The failure of my Archos pretty much put on hold my program of watching movies that I felt I should see, because everyone assumed I would have, or because they'd become part of popular culture. That's all right, I was just about ready for a break anyway. I'll probably go back to it soon. However, even during the break, I did squeeze one movie in, Dirty Harry, just because it happened to get recorded on the DVR instead of downloaded, and Siobhan also wanted to watch it for the same reason.
This is a movie that's hard to gauge because it's hard to put myself into the time when it came out. How much of what seemed kind of obvious or predictable is only so because this movie helped shape our expectations of cop movies, helped define the genre? I don't really know. It seems like a lot of those things must be from even earlier, but I can't really say for sure, because I'm not that familiar with the cop genre.
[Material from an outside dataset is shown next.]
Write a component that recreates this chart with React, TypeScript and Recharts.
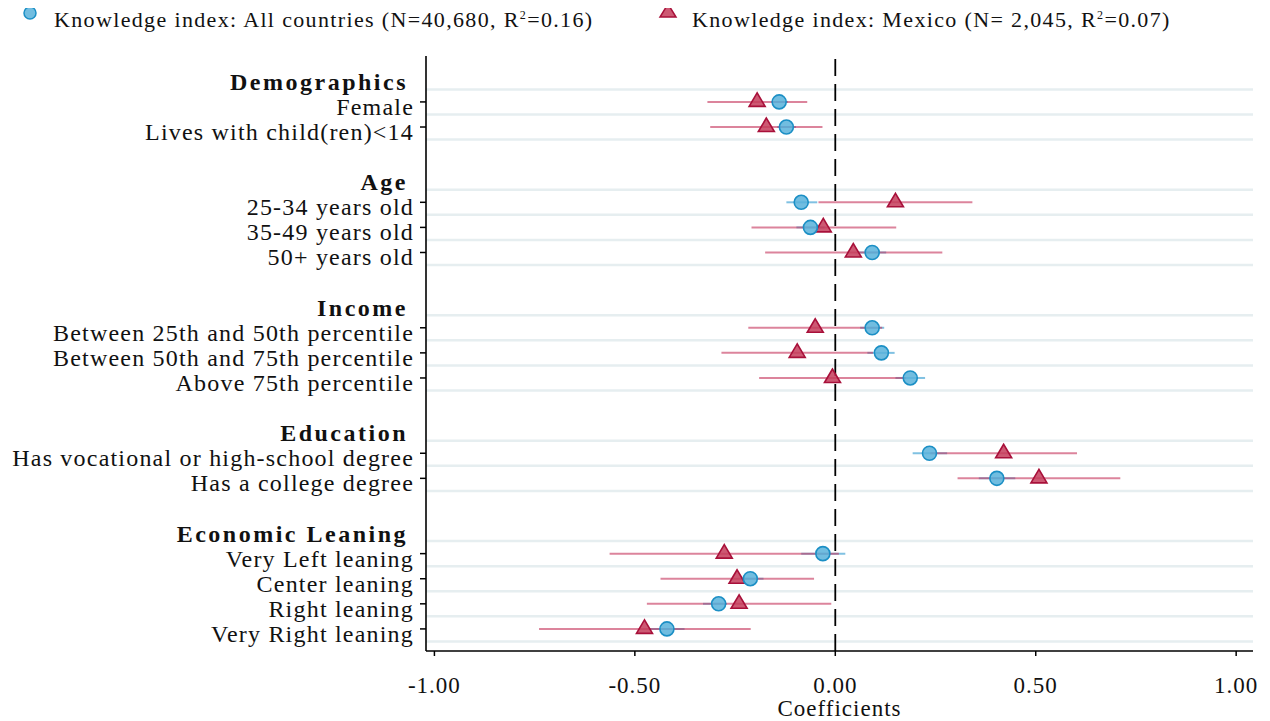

I can say that I didn't find it that engaging. A lot of it felt scattered, particularly at the beginning, where it seemed like the story kept veering off into unrelated things that didn't end up adding much. Even later, the twists in the Scorpio case started to feel stacked on and disjointed. I can't easily put my finger on why; when I describe it to myself it sounds like lots of other good movies where the exigencies of the situation cause a series of twists and turns, with the two sides each having to deal with what the other one did. Consider the entire final reel of Raiders Of The Lost Ark, in which the ark changes hands over and over and over. If you stop to think about it, it starts to feel piled on, but the movie absolutely works. Doesn't a lot of the cat-and-mouse of Harry and Scorpio in the final reel have a similar, though not as extreme, tone? And yet it doesn't feel like anything more than too much, for no good reason, to me.
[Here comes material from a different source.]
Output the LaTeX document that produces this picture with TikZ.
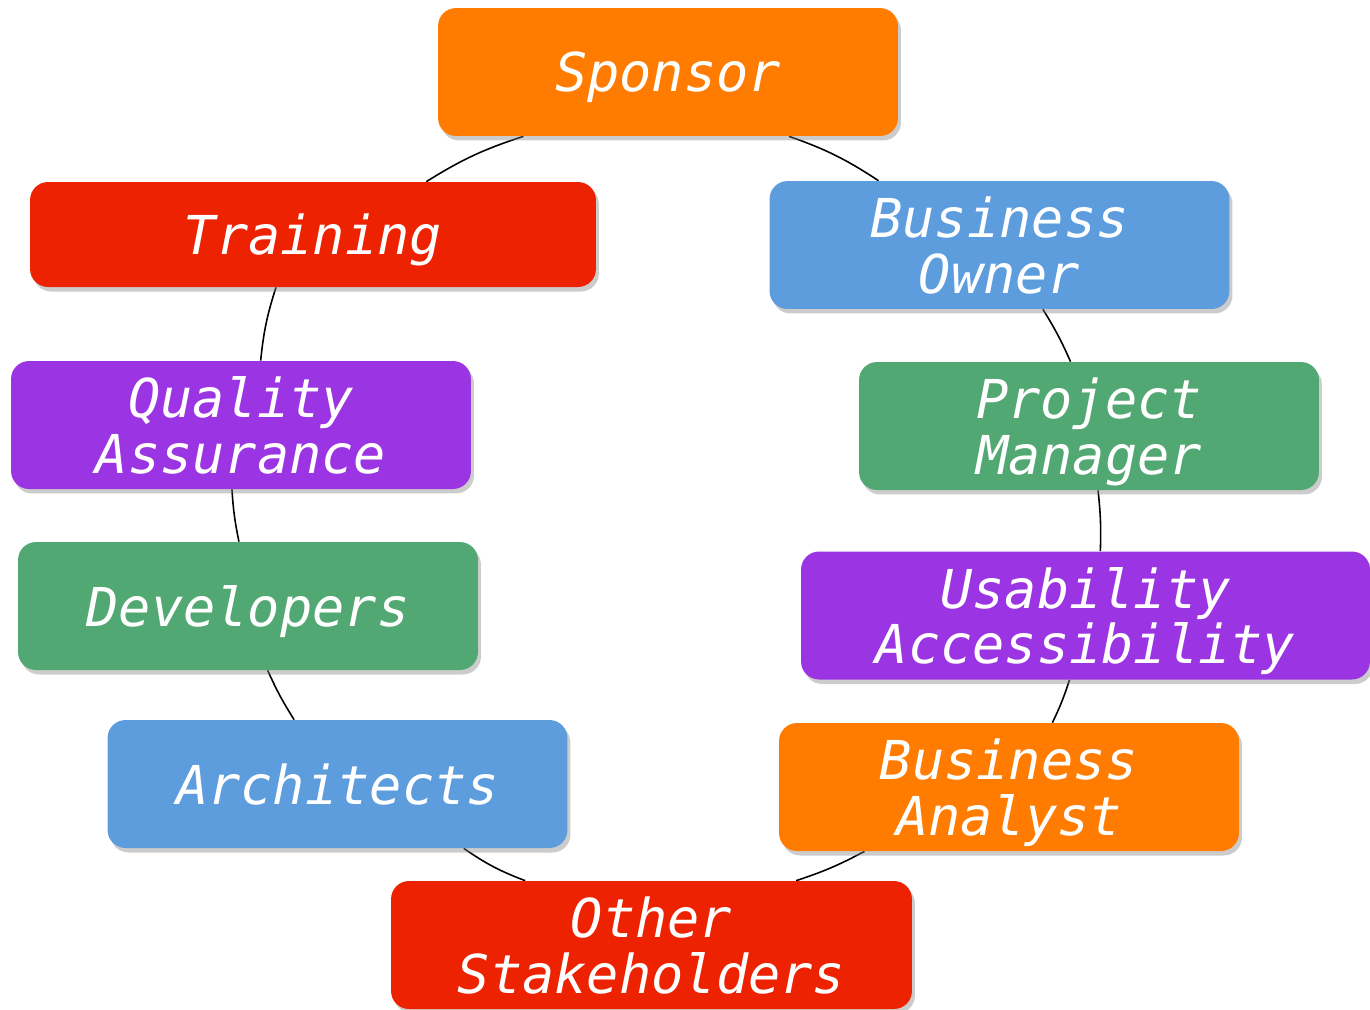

Admittedly, Harry pulls off the badass cop pretty well with his signature line. I've seen that line quoted (and misquoted) many times, but I had no idea that the scene I always see quoted is only one of two times the line comes up in the movie. It turns out a lot more powerful in the movie, where the first time is just setting up the second, than in the quote-out-of-context scene I always see (which is the first one). I suppose the reason I watched this turns out to be the opportunity to realize that. Now I better understand, and can better recognize, allusions and references.
But I can't really say that I enjoyed the movie. It was hard at times to keep focused on it. I wonder if I would have felt differently if I'd seen it at the time it came out.